Data:
□ □ □

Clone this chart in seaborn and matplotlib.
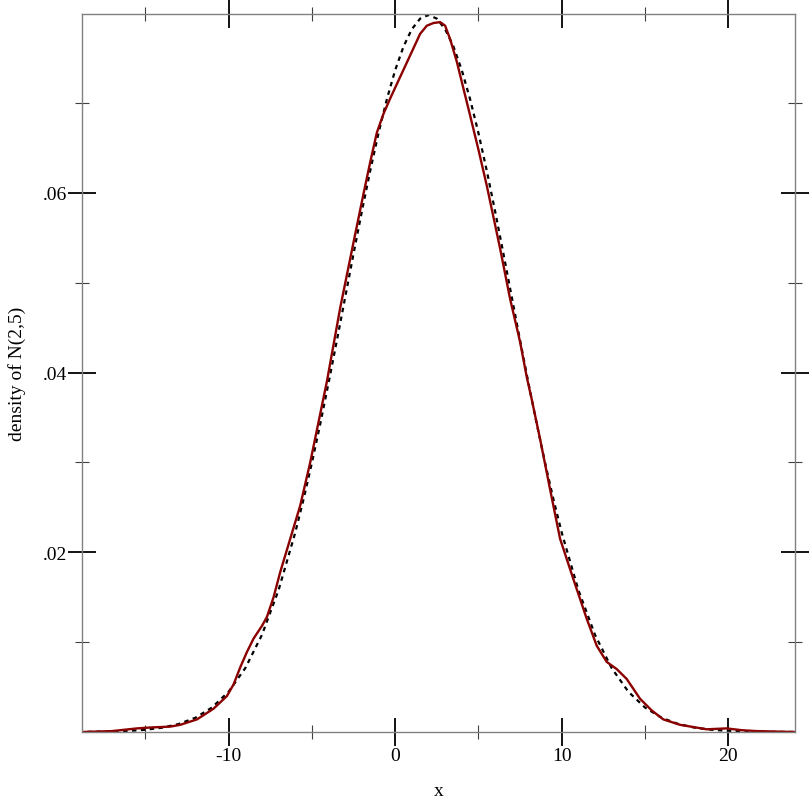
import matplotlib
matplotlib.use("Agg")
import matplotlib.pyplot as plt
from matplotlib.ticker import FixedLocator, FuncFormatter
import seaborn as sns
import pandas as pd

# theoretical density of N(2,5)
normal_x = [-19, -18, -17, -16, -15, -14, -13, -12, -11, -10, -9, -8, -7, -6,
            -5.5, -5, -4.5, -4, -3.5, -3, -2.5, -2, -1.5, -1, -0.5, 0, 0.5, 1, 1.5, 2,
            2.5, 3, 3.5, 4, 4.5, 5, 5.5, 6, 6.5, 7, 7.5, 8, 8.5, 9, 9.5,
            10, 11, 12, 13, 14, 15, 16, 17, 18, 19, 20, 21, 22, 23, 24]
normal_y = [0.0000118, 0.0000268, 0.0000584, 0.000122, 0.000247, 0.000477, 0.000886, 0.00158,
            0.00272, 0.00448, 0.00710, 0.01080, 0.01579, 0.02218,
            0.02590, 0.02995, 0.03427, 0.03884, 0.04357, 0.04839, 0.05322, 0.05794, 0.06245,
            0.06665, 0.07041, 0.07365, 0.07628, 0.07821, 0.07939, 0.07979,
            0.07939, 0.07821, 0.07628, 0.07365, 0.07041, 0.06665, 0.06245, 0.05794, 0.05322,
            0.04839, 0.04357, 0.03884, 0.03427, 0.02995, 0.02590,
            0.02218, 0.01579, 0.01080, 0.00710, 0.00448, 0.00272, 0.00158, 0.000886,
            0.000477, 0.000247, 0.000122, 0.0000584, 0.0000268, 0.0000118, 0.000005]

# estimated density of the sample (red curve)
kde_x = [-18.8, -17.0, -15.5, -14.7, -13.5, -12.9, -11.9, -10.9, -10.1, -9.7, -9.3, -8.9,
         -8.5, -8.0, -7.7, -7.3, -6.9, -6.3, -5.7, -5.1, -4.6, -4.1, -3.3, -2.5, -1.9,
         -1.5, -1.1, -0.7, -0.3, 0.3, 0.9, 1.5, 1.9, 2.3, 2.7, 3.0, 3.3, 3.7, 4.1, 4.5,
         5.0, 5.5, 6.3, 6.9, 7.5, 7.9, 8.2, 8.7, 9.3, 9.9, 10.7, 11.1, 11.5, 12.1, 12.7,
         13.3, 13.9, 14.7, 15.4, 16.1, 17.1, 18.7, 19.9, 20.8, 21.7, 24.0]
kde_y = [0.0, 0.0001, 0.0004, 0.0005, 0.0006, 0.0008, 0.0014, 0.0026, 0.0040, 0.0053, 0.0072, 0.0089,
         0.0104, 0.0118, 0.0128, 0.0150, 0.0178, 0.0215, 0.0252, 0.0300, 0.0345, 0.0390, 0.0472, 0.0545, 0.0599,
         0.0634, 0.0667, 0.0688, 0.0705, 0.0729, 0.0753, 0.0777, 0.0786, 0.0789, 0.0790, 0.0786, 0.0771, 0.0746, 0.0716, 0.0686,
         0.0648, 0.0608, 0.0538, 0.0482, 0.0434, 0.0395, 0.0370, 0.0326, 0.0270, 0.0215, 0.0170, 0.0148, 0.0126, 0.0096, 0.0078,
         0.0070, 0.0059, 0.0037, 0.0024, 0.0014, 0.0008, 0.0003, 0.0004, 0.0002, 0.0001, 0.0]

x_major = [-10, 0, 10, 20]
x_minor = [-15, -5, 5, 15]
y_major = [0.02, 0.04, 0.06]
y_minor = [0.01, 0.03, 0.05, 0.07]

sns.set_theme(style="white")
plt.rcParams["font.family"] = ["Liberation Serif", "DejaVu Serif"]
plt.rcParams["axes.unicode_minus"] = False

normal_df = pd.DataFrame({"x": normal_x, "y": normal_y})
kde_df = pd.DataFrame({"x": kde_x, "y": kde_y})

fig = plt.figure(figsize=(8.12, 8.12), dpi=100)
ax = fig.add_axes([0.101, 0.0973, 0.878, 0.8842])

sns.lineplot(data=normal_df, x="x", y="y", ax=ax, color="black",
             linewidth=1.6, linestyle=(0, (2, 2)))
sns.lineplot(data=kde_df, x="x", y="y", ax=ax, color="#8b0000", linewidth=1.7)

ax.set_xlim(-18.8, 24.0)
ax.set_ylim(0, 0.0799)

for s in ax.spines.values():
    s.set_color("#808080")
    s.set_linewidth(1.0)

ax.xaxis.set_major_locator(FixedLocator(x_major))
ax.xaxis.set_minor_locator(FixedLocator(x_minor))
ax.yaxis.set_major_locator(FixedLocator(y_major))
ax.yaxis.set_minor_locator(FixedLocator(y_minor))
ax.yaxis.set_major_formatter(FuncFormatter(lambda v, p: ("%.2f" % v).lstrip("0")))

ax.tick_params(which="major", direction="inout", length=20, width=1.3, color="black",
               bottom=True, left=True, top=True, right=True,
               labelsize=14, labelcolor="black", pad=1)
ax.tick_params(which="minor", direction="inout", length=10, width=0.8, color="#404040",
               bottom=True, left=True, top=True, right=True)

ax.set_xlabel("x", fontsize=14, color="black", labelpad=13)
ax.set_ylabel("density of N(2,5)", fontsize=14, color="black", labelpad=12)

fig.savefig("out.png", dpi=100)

□ □ □

Written exercise: Answer with a single number: the count of lines holding the word "seaborn".

Expected answer: 2